Friday 9 March 2012

Marco Polo Marine

Kim Eng on 9 Mar 2012

Raising forecasts, upgrade to Buy. We raise our FY Sep12F-14F estimates for Marco Polo Marine (MPM) by 10-13% to factor in new contributions from the group’s recently completed third dry dock. Despite being a seasonally weak period, 1QFY Sep12 has turned in earnings that achieved 21% of our revised full-year forecasts. We upgrade the stock to Buy on rising optimism.

Ride on buoyant demand. With the commissioning of its third dry dock in January this year, we understand that this bigger and deeper facility, which measures 190m by 45m by 9m, is fully capable of docking merchant vessels up to 45,000 dwt. In our view, MPM is well-positioned to take advantage of the buoyant demand for ship repair and conversion business, bolstered by the thriving commodity shipping as well as oil and gas activities in the region, in particular Indonesia.

New order win. MPM successfully clinched a ship outfitting contract worth S$22.5m in January. Following this latest order win from an undisclosed third-party customer, the total value of newbuild, ship repair and conversion projects procured by the group increased to S$57.5m We forecast an 18% increase in FY Sep12 EPS given that about 80% of its orderbook will be recognised during this financial year.

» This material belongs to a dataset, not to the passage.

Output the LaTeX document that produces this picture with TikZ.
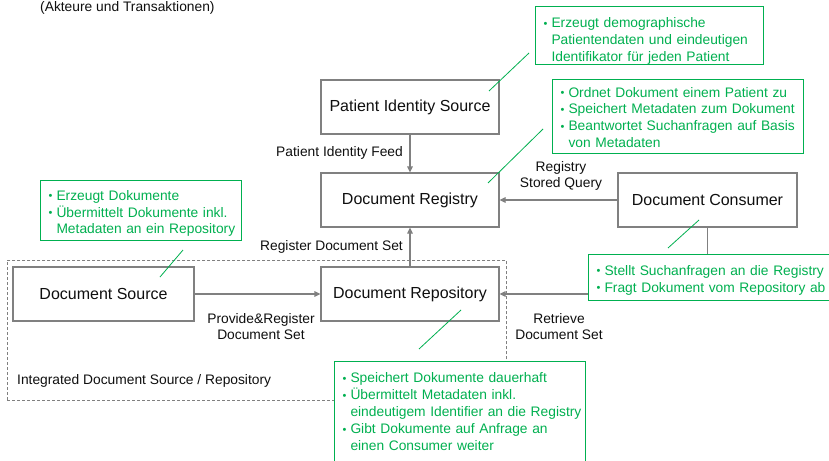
\documentclass[tikz,border=0pt]{standalone}
\usepackage{fontspec}
\setmainfont{Liberation Sans}
\usetikzlibrary{arrows.meta}
\definecolor{grn}{RGB}{0,176,80}
\definecolor{gry}{RGB}{128,128,128}
\definecolor{txt}{RGB}{15,15,15}
\newcommand\gbul[1]{\makebox[8pt][l]{\fontsize{11}{11}\selectfont\raisebox{0.3pt}{\textbullet}}\mbox{#1}}
\newcommand\gind[1]{\hspace*{8pt}\mbox{#1}}
\newcommand\gtop[1]{\rule{0pt}{\dimexpr 12pt+#1\relax}}
\newcommand\gbot[1]{\rule[-#1]{0pt}{0pt}}
\begin{document}
\begin{tikzpicture}[x=1pt,y=-1pt,
  actor/.style={draw=gry, line width=1.2pt, fill=white, minimum width=178pt, minimum height=54pt, inner sep=0pt, text=txt, font=\fontsize{16}{19}\selectfont},
  note/.style={draw=grn, line width=1pt, fill=white, anchor=north west, inner xsep=8pt, inner ysep=0pt, align=left, text=grn, font=\fontsize{13.8}{16.9}\selectfont},
  lbl/.style={font=\fontsize{13.8}{16.8}\selectfont, align=center, inner sep=0pt, text=txt},
  flow/.style={draw=gry, line width=1.2pt, -{Triangle[length=6pt,width=5.5pt]}},
  callout/.style={draw=grn, line width=0.8pt},
  grp/.style={draw=gry, line width=0.9pt, dash pattern=on 3pt off 2pt}
]
\useasboundingbox (0,0) rectangle (829,460);
\fill[white] (0,0) rectangle (829,460);

% subtitle
\node[lbl, anchor=west] (sub) at (40,8) {(Akteure und Transaktionen)};

% integrated group
\node[grp, anchor=north west, minimum width=499pt, minimum height=140pt, inner sep=0pt] (group) at (7,260) {};
\node[lbl, anchor=west] (grouplbl) at (17,381) {Integrated Document Source / Repository};

% actors
\node[actor] (pis) at (410,107) {Patient Identity Source};
\node[actor] (reg) at (410,200) {Document Registry};
\node[actor, minimum width=179pt] (cons) at (707.5,200) {Document Consumer};
\node[actor] (repo) at (410,294) {Document Repository};
\node[actor, minimum width=181pt] (src) at (103.5,294) {Document Source};

% transactions
\draw[flow] (pis) -- (reg);
\node[lbl, anchor=east] (feedlbl) at (403,153) {Patient Identity Feed};
\draw[flow] (cons) -- (reg);
\node[lbl] (querylbl) at (561,176) {Registry\\Stored Query};
\draw[flow] (repo) -- (reg);
\node[lbl, anchor=east] (reglbl) at (403,247) {Register Document Set};
\draw[flow] (src) -- (repo);
\node[lbl] (provlbl) at (261,326.5) {Provide\&Register\\Document Set};
\draw[flow] (cons.south) |- (repo.east);
\node[lbl] (retrlbl) at (559,326.5) {Retrieve\\Document Set};

% notes
\node[note, minimum width=228pt, minimum height=57pt, text width=212pt] (n1) at (535,6)
  {\gtop{9pt}\gbul{Erzeugt demographische}\\\gind{Patientendaten und eindeutigen}\\\gind{Identifikator für jeden Patient}};
\node[note, minimum width=251pt, minimum height=74pt, text width=235pt] (n2) at (552,79)
  {\gtop{0pt}\gbul{Ordnet Dokument einem Patient zu}\\\gbul{Speichert Metadaten zum Dokument}\\\gbul{Beantwortet Suchanfragen auf Basis}\\\gind{von Metadaten}};
\node[note, minimum width=201pt, minimum height=60pt, text width=185pt] (n3) at (40,180)
  {\gtop{4pt}\gbul{Erzeugt Dokumente}\\\gbul{Übermittelt Dokumente inkl.}\\\gind{Metadaten an ein Repository}};
\node[note, minimum width=251pt, minimum height=105pt, text width=235pt] (n4) at (334,361)
  {\gtop{0pt}\gbul{Speichert Dokumente dauerhaft}\\\gbul{Übermittelt Metadaten inkl.}\\\gind{eindeutigem Identifier an die Registry}\\\gbul{Gibt Dokumente auf Anfrage an}\\\gind{einen Consumer weiter}\gbot{7pt}};
\node[note, minimum width=252pt, minimum height=46pt, text width=236pt] (n5) at (588,254)
  {\gtop{3pt}\gbul{Stellt Suchanfragen an die Registry}\\\gbul{Fragt Dokument vom Repository ab}};

% callout lines
\coordinate (c1a) at (529,53); \coordinate (c1b) at (489,91);
\coordinate (c2a) at (543,129); \coordinate (c2b) at (488,183);
\coordinate (c3a) at (183,250); \coordinate (c3b) at (160,277);
\coordinate (c4a) at (419,349); \coordinate (c4b) at (461,310);
\coordinate (c5a) at (668,248); \coordinate (c5b) at (699,220);
\draw[callout] (c1a) -- (c1b);
\draw[callout] (c2a) -- (c2b);
\draw[callout] (c3a) -- (c3b);
\draw[callout] (c4a) -- (c4b);
\draw[callout] (c5a) -- (c5b);
\end{tikzpicture}
\end{document}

BBR listing to crystallise value. With the completion last year of its acquisition of a 49% stake in associate company PT Pelayaran Nasional Bina Buana Raya (BBR) and the accompanying reflagging exercise, management’s next goal is to make BBR financially self-sustaining through a listing on the Jakarta Stock Exchange. Assuming that it is able to list at 8x forward PER, we estimate that MPM’s stake in BBR could be worth about 31% of its current market capitalisation. If the listing eventuates, we believe it could help crystallise value for MPM and provide a major re-rating catalyst for the share price.

Unjustified valuation gap. MPM has been a relative laggard in the recent market rally even compared with its other mid-cap offshore and marine peers. We see the widening valuation gap as unjustifiable in the light of recent positive developments. Upgrade to Buy with the target price raised to $0.48, still based on 8x FY Sep12F PER.